Первым, кто сообщил всей стране о начале войны в Афганистане, был журналист-международник АЛЕКСАНДР БОВИН. Каждое воскресенье в передаче "Международная панорама" он объяснял, какое значение имеет участие советских войск в афганских событиях. Постепенно, с течением войны, его взгляды на нее изменились.
В самом начале, когда мы ввели туда войска, у меня сработал испано-китайский синдром. Я искренне был уверен, что мы помогаем афганской революции, как мы помогали испанцам бороться против контрреволюции или китайцам против японской агрессии. Я был уверен, что мы сможем помочь афганской революции победить. Сработал комплекс интеранционализма. Он тогда был частью моей души.
А потом события в Афганистане стали преобретать совершенно другую окраску. Афганцы передрались между собой. Мы зачем-то вмешались в эту бойню и фактически стали воевать с крестьянами. Начала скапливаться совсем другая информация, и у меня постепенно изменилось мнение об этой войне. А когда я поехал в Афганистан в командировку — а это было сразу после принятия решения о выводе войск в 1988 году — оно только подтвердилось.
Не нужно было вмешиваться в это дело. В 1989 году была опубликована моя статья в журнале "США: экономика, политика, идеология", которая так и называлась — "Опыт самокритики", где объяснялось, как и почему изменилось мое мнение об афганской войне.
А саму войну я наблюдал только со стороны. Как командировочный. Когда я туда полетел, меня пристроили на самолет арктического отряда пограничников, который тоже направлялся в Афганистан в командировку. А самолет пустой внутри — там не на чем сидеть. И летчики из экипажа стащили из аэропорта какое-то кресло и привинтили его для меня в самолете.
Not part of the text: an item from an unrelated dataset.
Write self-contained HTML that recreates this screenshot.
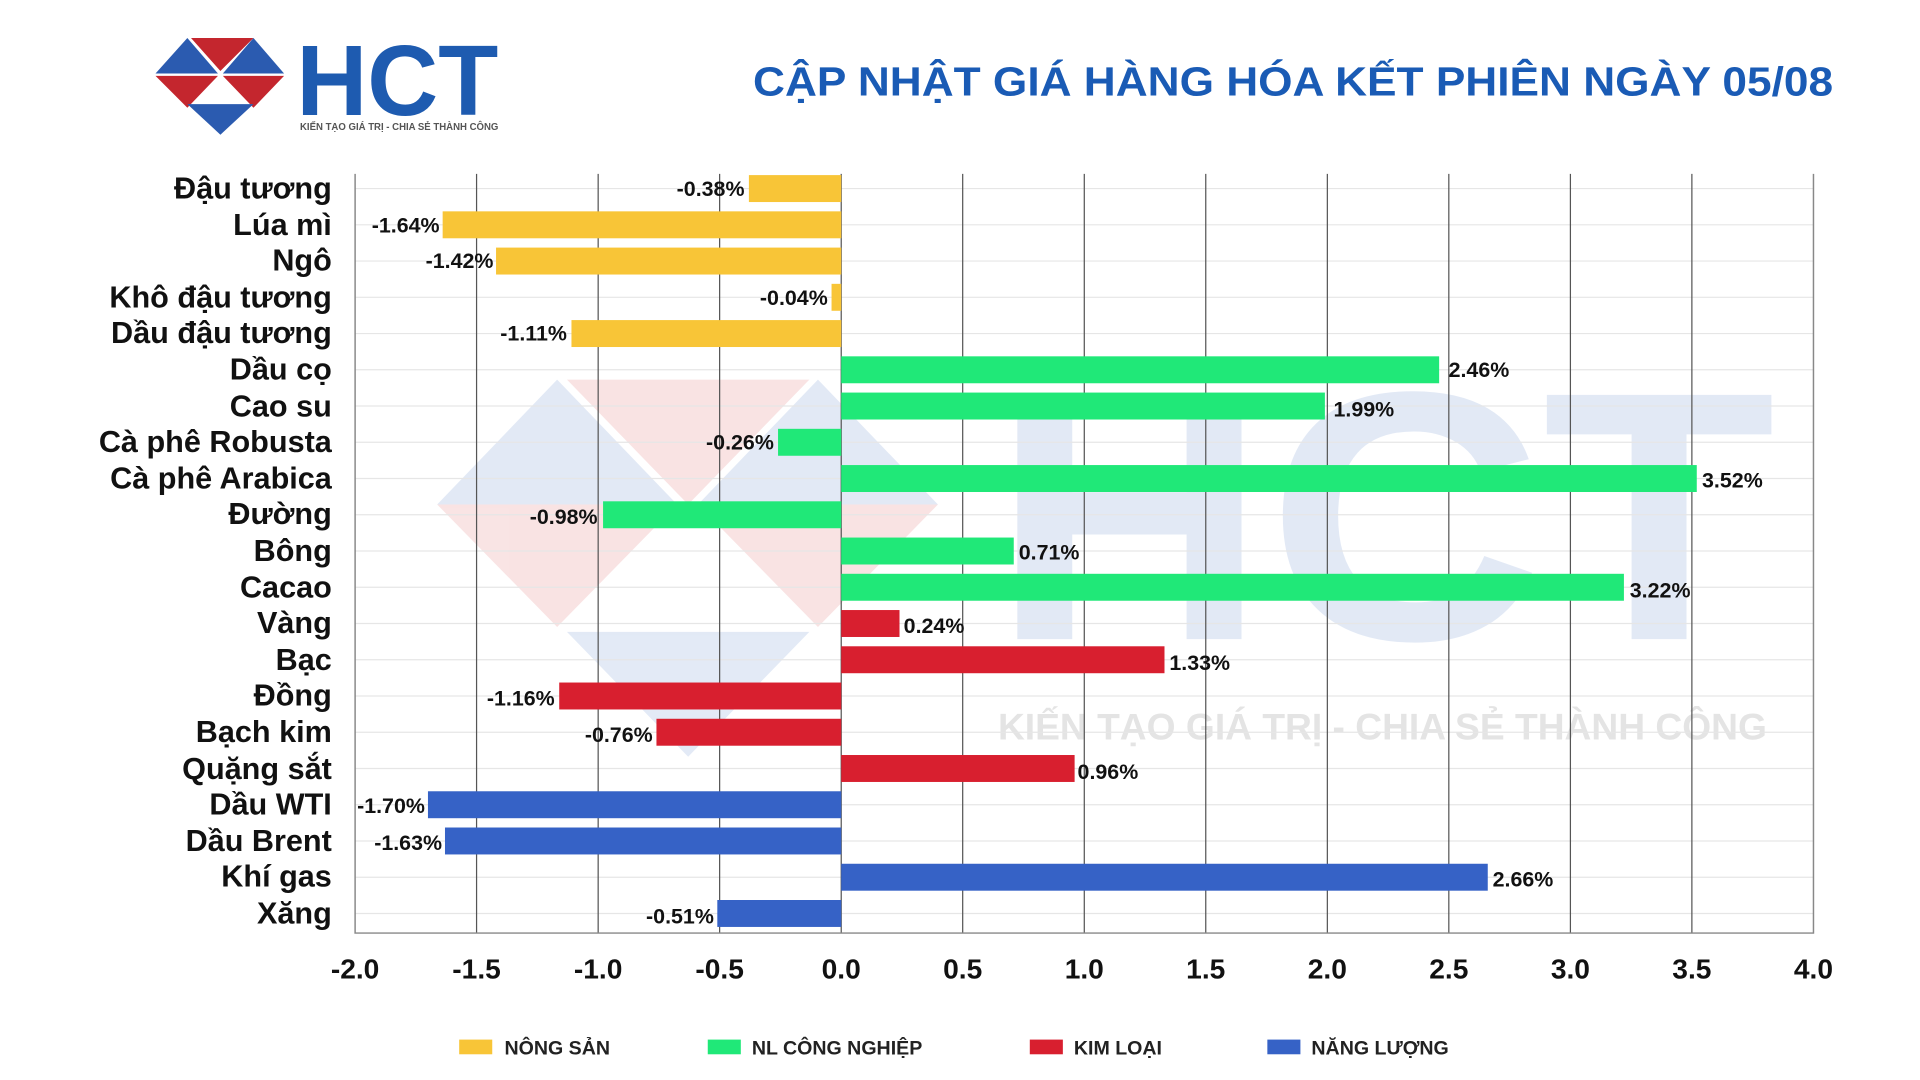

Когда мы летели над Афганистаном, наш самолет быстро набрал высоту, как это обычно делалось, чтобы уйти от "стингеров". Я сидел в своем кресле и наблюдал, как мы выпускали тепловые ловушки от "стингеров". Это совсем не прибавляло комфорта. А летчики уже не обращали внимания — спокойно разговаривали по телефону со своими семьями.
В Афганистане меня принимали разные военные дивизии: им звонили из штаба и говорили — тут едет один, приглядите за ним.
Однажды я попал на север страны, в окрестности Мазари-Шарифа. Я решил спижонить и положить цветы на могилу Алишера Навои. А подходы к ней простреливались душманами. И наши ребята мне говорят: "Туда нельзя — не пройдешь". От расположения дивизии, куда меня направили, до могилы было метров 300-500. А я им совершенно серьезно отвечаю: "Ну, вы прикройте меня огнем, а я положу цветы и быстро вернусь". И уже почти уговорил их. И тут приезжает командир дивизии и устраивает страшный разнос бойцам. Говорит: "Вы что делаете, я за него головой отвечаю". И мне тоже вежливо так говорит: "Что это вы тут придумали?" Так и не удалось мне попижонить — положить цветочки на могилу великого поэта.
Однажды меня пристроили на ночевку в барак для офицеров на одной из наших баз. И вдруг просыпаюсь среди ночи — все дрожит, грохот стоит страшный. Оказалось, что душманы ночью подобрались очень близко к нашему лагерю. И грохот был потому, что наши отстреливались и для этого установили крупнокалиберный пулемет прямо на крыше этого барака, где мы ночевали. Душманов отогнали, но заснуть больше не удалось.
После командировки я написал статью в "Известиях", где говорил о том, что нам нельзя воевать в этой войне. И после ее публикации мне пришло письмо от солдата из Афганистана. Он писал, что прочитал мою статью и совершенно согласен с ней. Но через час он должен идти в атаку. И после этого я сам себе сказал, что пока там остается хоть один наш солдат, писать об этом я больше не буду.
Поэтому, конечно, когда Горбачев начал переговоры о выводе войск из Афганистана, это вселило большую надежду. Переговоры с американцами, правда, шли очень долго. А когда решение о выводе войск все-таки приняли, с нас было снято непосильное бремя.